The trafficking statistics and demographics are ominous and unnerving. “Basically, I can tell you this, the international trafficking numbers have risen dramatically,” Buerger explains. “A few years ago, it was a $35 billion-dollar business and now, it’s well over a $161 billion-dollar business worldwide.” She goes on, “The predator used to be a white male, 35 – 45 years old, with a family of his own. That profile has dropped to 25 – 35 years old. The predators are even younger now.”
“There are actually recruiters that the perpetrators pay to be on college campuses,” she adds, her voice trembling with conviction. “An ex-navy seal friend of mine was telling me it was up to $2,000.00, in this case for a young man to target a girl on the campus. They’d target a girl if she was disenfranchised, not popular, if she had no girlfriend to go to a frat party with her or whatever it was… That boy was supposed to target her, gain her trust, and then cunningly get her into human trafficking. It’s a thriving business because not many people get caught doing it verses how many people get caught panhandling drugs by comparison.”
While Andi did not navigate the deadly reefs of trafficking recruiters in college herself, she did have a brush with the underlying mindset, running smack dab into a sexually predatory professor. “In college, I was not doing as well as I’d like in my required accounting course,” she recalls haltingly. “I approached the male professor as class let out one afternoon to find out if there was any extra credit available or other ways to help me earn a better grade.
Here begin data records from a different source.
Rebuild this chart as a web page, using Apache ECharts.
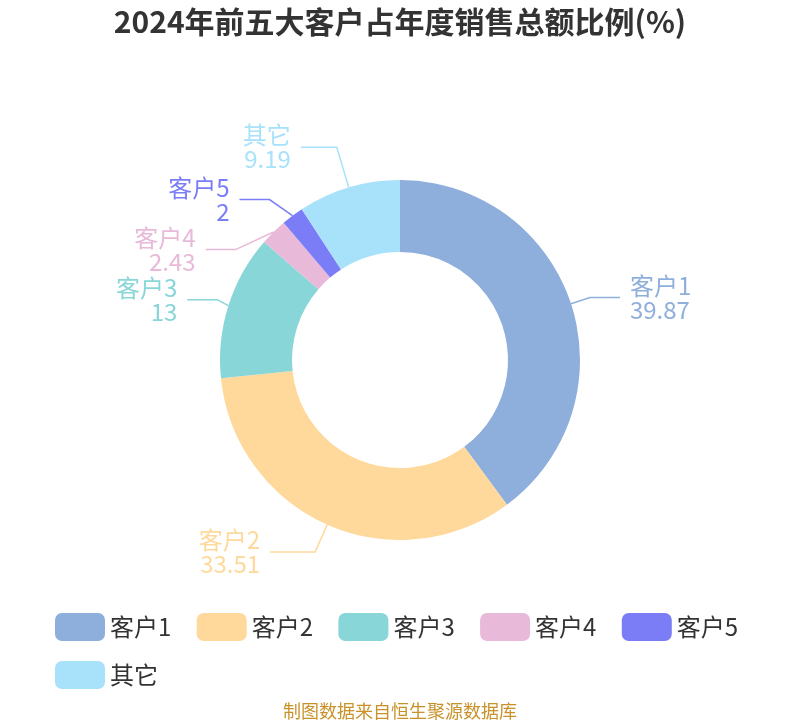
<!DOCTYPE html>
<html><head><meta charset="utf-8">
<script src="https://cdn.jsdelivr.net/npm/echarts@6/dist/echarts.min.js"></script>
<style>html,body{margin:0;padding:0;background:#fff}#c{width:800px;height:720px}</style>
</head><body><div id="c"></div>
<script>
var categories = ['客户1','客户2','客户3','客户4','客户5','其它'];
var values = [39.87, 33.51, 13, 2.43, 2, 9.19];
var colors = ['#8eaedb','#ffd99b','#88d6d8','#e8b9d8','#7b7df7','#a8e1fa'];
// label line lengths per slice (styling only)
var lineLen = {'客户2': [30, 45], '其它': [42, 36]};
var chart = echarts.init(document.getElementById('c'));
chart.setOption({
  title: {text: '2024年前五大客户占年度销售总额比例(%)', left: 'center', top: 2,
    textStyle: {fontSize: 30, fontWeight: 'bold', color: '#333', fontFamily: 'Noto Sans CJK SC'}},
  color: colors,
  legend: {bottom: 26, left: 50, right: 10, itemWidth: 50, itemHeight: 28, itemGap: 20,
    icon: 'roundRect',
    formatter: function (name) { return name + ' '; },
    textStyle: {fontSize: 24, color: '#333', fontFamily: 'Noto Sans CJK SC'},
    data: categories},
  graphic: [{type: 'text', left: 'center', bottom: 0,
    style: {text: '制图数据来自恒生聚源数据库', fontSize: 18, fill: '#c8922a', fontFamily: 'Noto Sans CJK SC'}}],
  series: [{
    type: 'pie', center: ['50%', '50%'], radius: ['30%', '50%'],
    startAngle: 90, clockwise: true,
    label: {formatter: '{b}\n{c}', fontSize: 24, lineHeight: 24, fontFamily: 'Noto Sans CJK SC', color: 'inherit', distanceToLabelLine: 10},
    labelLine: {length: 20, length2: 30, lineStyle: {width: 1.5}},
    data: categories.map(function(n, i){
      var d = {name: n, value: values[i]};
      if (lineLen[n]) d.labelLine = {length: lineLen[n][0], length2: lineLen[n][1]};
      return d;
    })
  }]
});
</script></body></html>
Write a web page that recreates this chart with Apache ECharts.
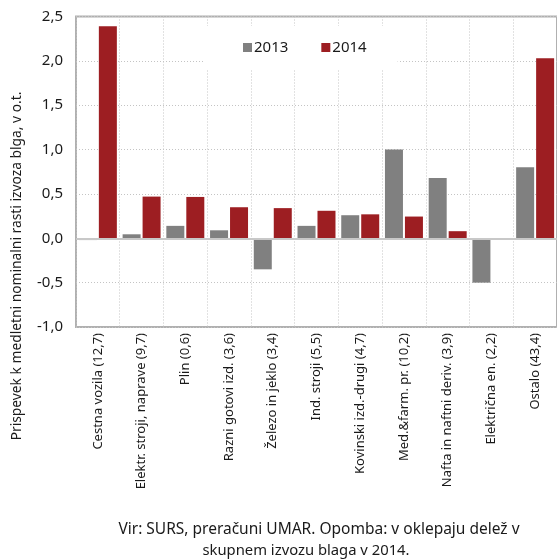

His response was, ‘Well if you do what Sarah (not her real name) does for me, I could get you a better grade.’ I was astounded as what the professor said sank in. I knew Sarah, and I knew what the professor meant… I also knew Sarah’s fiancé and felt conflicted on multiple levels with the professor’s revelation.”
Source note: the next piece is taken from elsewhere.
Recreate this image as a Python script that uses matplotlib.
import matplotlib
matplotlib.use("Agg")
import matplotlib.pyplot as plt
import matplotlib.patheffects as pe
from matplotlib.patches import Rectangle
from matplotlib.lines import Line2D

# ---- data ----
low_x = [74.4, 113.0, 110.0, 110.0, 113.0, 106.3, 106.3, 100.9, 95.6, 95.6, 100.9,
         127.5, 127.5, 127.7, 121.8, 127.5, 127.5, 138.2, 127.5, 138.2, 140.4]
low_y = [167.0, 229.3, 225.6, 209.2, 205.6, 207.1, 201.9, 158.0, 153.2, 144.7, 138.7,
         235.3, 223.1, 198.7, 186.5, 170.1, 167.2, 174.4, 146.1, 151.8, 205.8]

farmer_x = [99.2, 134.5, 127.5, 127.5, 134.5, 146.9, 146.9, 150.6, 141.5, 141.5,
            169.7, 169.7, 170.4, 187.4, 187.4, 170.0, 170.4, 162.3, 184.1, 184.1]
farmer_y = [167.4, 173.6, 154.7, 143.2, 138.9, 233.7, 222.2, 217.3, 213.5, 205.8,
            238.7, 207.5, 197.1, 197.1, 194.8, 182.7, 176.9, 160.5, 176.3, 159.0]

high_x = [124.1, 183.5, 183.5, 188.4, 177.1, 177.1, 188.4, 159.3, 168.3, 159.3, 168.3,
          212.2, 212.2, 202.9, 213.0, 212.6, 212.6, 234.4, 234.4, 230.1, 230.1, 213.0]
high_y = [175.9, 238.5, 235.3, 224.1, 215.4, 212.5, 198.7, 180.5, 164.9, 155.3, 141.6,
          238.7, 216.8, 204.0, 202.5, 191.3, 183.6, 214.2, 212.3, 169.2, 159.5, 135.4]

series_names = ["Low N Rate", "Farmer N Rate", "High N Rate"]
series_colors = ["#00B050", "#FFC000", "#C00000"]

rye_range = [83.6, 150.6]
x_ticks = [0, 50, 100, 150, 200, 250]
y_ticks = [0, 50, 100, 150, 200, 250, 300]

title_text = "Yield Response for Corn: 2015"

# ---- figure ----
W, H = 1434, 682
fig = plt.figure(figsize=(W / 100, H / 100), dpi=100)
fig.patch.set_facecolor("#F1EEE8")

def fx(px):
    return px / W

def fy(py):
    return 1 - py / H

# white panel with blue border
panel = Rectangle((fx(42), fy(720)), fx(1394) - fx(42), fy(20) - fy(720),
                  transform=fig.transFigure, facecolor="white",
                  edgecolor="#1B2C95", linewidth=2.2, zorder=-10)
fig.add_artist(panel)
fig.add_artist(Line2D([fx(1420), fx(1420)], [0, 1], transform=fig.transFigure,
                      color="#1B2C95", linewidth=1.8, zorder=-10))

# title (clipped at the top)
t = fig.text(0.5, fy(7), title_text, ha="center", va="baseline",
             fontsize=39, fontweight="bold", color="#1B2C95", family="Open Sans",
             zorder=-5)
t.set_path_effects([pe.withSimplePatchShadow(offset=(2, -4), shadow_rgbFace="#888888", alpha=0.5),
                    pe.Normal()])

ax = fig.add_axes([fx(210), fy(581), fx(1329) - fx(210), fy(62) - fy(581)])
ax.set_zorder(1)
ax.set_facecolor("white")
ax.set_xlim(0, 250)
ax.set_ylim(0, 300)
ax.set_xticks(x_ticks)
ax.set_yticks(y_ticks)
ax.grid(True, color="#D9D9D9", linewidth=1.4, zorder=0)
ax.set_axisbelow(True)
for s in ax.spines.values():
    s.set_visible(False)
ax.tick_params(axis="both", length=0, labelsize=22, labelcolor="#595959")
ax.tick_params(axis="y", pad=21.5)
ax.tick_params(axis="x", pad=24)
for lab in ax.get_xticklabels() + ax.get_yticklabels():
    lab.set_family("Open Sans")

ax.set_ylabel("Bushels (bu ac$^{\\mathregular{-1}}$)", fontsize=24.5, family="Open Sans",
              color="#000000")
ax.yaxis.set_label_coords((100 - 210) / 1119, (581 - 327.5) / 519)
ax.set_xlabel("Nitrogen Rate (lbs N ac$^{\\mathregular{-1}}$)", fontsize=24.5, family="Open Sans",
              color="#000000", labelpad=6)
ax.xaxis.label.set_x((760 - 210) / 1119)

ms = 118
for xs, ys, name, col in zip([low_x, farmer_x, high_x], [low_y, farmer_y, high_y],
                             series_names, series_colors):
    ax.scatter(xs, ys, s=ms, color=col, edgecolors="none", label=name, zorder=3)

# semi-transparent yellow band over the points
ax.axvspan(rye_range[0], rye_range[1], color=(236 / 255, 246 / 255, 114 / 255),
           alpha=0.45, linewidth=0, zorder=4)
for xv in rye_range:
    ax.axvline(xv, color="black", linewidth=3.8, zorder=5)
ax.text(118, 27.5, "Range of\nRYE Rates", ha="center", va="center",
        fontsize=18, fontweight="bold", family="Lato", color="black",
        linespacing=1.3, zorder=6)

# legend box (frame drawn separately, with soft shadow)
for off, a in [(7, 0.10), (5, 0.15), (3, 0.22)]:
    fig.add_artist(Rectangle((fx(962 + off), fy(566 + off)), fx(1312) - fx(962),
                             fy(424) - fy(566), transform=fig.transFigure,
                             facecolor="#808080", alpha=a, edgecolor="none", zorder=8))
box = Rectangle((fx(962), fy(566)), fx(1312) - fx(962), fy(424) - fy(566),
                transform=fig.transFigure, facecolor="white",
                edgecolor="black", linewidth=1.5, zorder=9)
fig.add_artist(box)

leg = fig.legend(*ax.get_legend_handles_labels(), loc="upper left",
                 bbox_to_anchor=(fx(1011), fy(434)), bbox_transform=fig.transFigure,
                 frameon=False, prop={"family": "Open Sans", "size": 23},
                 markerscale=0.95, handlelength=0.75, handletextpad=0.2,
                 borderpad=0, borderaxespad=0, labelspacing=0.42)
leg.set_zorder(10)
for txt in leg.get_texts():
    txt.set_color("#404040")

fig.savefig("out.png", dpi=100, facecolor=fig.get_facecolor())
Buerger, who is a deeply committed Christian, has fought her way forward with faith, desire, and determination to get Beulah’s Place off the ground — and she’s paid serious dues to do it. “There is always a cost for being on the frontlines of faith or even community,” she declares philosophically. Andi has weathered more than one storm including: nine traumatic brain injuries, two silent heart attacks, liver failure, Celiac disease, Ehlers Danlos, chronic Epstein Barre, adrenal failure, and multiple broken ribs. She’s also had hip repair, back fusion (with rods and screws), and reconstructive shoulder surgery.
Believe or not, the list continues, but then so does her work with nomadic teens. “Many of these things occurred after starting Beulah’s Place,” she reflects, “but I never stopped believing it was the right thing to do. Many loving friends encouraged me to stop, to take a break, but I couldn’t. Not after the first teen we rescued. I knew there were more, and I had to continue the journey no matter what.”
If you know anyone who needs help in the Oregon area, they can reach out to Beulah’s Place through the contact page of their website located at www.beulahsplace.org or call Andi at (541) 526-0445. Additionally, they can call Dee Dee Myers who also works with Beulah’s Place, at (541) 279-3584. Outside of Oregon but in the United States, the National Human Trafficking Resource Center Hotline is available at (888) 373-7888.
“I lived it and survived it,” Buerger reflects, “I’ve made choices to move forward and not be a victim, not be entitled and/or medicate. My life is a testament to any other victim out there that they can succeed and be victorious. Every community needs a place where it is safe for kids and teens who are homeless and without resources, to come and find help, healing, and hope.”